"Do Not Disturb" Does Not Apply to In-room tablets
Hotels, Restaurants and Airports used to offer customers free tablets while using their facilities. Recently while attending an event and staying in one such hotel, I had the chance to use a free iPad especially installed in my room.
To my surprise, it not only contained the event agenda and provided a free WiFi connection, but also included a lot of private personal information from previous guests who had stayed in the same room.
When I speak about private personal information, I mean accounts with pre-saved passwords, authorized sessions on social networks, search results from the browser (mostly pornographic content), full contacts automatically saved into the address book, iMessages and even a pregnancy calculator with real information. It was not hard even to figure out that the identity of the woman who had used it, since she also left her personal contact information on the device:
Having full names and email addresses cached on the device, it was not hard to Google a little bit and find out that some of the users were very public people working for the government of the country where I was staying.
Most of sessions were still open, even allowing the posting / sending of messages in the name of the user:
This is completely unacceptable, from a security perspective. Basically a potential attacker had the chance not only read sent and received messages but also to impersonate the victim by sending messages in their name.
I also see this scenario as a perfect personal data collector for high profile spear phishing campaigns. On the other hand, if a potential attacker came from a classic cybercrime sphere, they might blackmail their victims. Moreover, it would be extremely easy for the criminal to do this, since they would have all kinds of data of the victims, including the name of pornographic movies watched on each specific date and time. Bearing in mind that some of the potential victims are public people and work for the government, most probably such blackmail would be successful.

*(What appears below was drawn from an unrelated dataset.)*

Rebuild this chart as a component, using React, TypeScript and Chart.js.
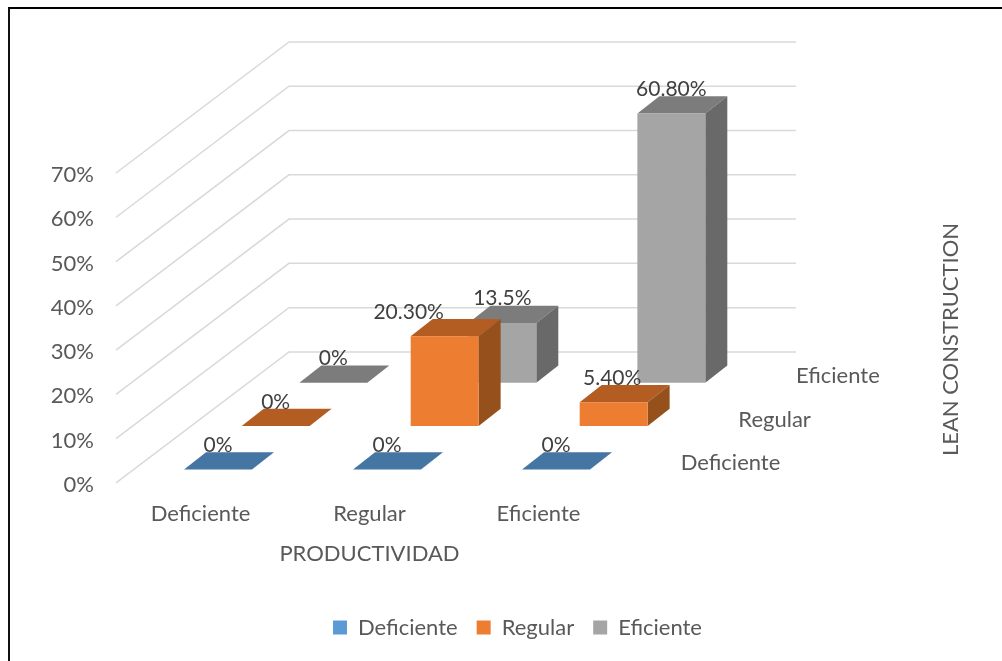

So, what’s wrong here? Well, I would say everything. First, it is unwise to use a free public device for personal and private communication. You just never know if the device is backdoored or who might be behind such hospitality? Second, if a public facility wants to offer its guests free portable devices for the duration of their stay, it’s important that such devices are a properly configured first, to apply sensible security policies such as not storing personal information, not saving passwords and so on.
Maybe I’m too suspicious, but having an unknown and untrusted device like a tablet in my room, which is equipped with an embedded camera and a mic, I just preferred to switch it off and store it inside a drawer. I had to do this every afternoon since the cleaning staff put it back on the desk every day I was at the hotel.
You have also remember that, even if such a free device is properly configured and does not visibly store any private information, you can’t be sure that the next guest is not an expert in forensic analysis, in which case they could just take an image of the whole device and then recover your personal information step by step.